Work to complete:
Starting at the line that contains "What matplotlib code", copy every line down to the line that contains "from matplotlib.patches import Rectangle", inclusive, exactly as it stands. Omit all other lines.

Rows from a dataset of charts and code
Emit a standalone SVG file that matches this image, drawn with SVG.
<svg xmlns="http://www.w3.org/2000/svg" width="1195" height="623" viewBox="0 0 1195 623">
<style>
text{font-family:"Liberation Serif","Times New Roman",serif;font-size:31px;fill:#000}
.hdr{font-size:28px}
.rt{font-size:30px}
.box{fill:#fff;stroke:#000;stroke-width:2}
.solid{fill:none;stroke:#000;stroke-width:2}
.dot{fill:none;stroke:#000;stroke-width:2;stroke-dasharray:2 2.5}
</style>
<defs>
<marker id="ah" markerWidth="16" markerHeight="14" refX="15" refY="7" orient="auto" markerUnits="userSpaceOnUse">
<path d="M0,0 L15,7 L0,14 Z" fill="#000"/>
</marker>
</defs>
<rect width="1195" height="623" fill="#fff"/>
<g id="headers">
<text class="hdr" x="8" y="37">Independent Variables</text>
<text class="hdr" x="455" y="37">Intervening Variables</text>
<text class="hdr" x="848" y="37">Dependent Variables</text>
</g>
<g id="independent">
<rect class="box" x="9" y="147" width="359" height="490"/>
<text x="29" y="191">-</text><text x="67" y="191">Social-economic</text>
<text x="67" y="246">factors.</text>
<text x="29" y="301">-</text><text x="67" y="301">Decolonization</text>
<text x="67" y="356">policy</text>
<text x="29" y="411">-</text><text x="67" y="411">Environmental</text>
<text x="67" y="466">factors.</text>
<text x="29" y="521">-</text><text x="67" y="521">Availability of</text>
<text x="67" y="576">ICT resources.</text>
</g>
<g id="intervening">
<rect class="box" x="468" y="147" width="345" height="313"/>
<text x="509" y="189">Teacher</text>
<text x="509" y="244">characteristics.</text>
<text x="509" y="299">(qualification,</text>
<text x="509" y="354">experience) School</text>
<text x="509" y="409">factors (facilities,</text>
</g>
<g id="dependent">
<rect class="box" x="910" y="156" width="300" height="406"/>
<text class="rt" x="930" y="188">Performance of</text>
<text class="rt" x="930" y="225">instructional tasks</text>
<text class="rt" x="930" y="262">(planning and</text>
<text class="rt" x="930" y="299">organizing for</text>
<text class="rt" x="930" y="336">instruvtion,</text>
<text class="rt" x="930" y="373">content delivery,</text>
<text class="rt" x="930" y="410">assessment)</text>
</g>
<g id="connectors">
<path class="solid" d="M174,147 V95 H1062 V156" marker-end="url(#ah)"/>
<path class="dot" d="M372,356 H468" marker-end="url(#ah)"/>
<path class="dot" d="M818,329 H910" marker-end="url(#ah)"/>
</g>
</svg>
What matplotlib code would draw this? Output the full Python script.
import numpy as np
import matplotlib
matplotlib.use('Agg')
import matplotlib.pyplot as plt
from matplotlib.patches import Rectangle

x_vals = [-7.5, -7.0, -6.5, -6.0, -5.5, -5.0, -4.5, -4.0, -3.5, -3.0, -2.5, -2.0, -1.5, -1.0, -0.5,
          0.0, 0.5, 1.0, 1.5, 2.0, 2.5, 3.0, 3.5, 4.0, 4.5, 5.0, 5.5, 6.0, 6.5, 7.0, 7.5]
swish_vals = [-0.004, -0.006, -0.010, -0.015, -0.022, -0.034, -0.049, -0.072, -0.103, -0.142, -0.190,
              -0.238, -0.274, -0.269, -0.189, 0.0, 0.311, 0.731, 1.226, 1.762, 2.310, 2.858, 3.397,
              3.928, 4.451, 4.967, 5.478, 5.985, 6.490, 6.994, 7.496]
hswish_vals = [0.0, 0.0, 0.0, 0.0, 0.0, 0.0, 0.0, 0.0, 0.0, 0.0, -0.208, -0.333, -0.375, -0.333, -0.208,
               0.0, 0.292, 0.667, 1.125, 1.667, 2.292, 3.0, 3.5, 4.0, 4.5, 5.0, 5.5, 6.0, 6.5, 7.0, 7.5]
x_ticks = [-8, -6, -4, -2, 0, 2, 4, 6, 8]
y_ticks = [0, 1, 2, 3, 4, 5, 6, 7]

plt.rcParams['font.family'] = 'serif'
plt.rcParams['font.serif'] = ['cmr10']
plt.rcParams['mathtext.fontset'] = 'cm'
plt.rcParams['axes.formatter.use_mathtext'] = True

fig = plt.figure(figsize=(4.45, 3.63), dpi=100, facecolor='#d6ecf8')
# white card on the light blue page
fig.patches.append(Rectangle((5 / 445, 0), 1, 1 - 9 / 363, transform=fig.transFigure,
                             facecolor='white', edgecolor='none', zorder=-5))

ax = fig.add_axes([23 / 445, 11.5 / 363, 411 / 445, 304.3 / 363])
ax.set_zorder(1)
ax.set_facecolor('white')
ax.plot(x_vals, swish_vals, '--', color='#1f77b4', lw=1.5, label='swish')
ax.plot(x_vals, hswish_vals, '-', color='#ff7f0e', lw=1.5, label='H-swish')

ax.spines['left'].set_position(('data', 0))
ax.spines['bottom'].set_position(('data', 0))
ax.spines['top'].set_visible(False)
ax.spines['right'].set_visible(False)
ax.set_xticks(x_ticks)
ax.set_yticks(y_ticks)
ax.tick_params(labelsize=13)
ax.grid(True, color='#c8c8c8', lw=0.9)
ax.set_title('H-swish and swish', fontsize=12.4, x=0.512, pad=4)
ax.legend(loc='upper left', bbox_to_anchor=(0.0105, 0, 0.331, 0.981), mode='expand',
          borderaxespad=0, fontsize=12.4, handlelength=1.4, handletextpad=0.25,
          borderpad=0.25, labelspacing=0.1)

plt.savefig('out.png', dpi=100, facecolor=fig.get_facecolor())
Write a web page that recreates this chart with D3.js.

Response to the exercise:
What matplotlib code would draw this? Output the full Python script.
import numpy as np
import matplotlib
matplotlib.use('Agg')
import matplotlib.pyplot as plt
from matplotlib.patches import Rectangle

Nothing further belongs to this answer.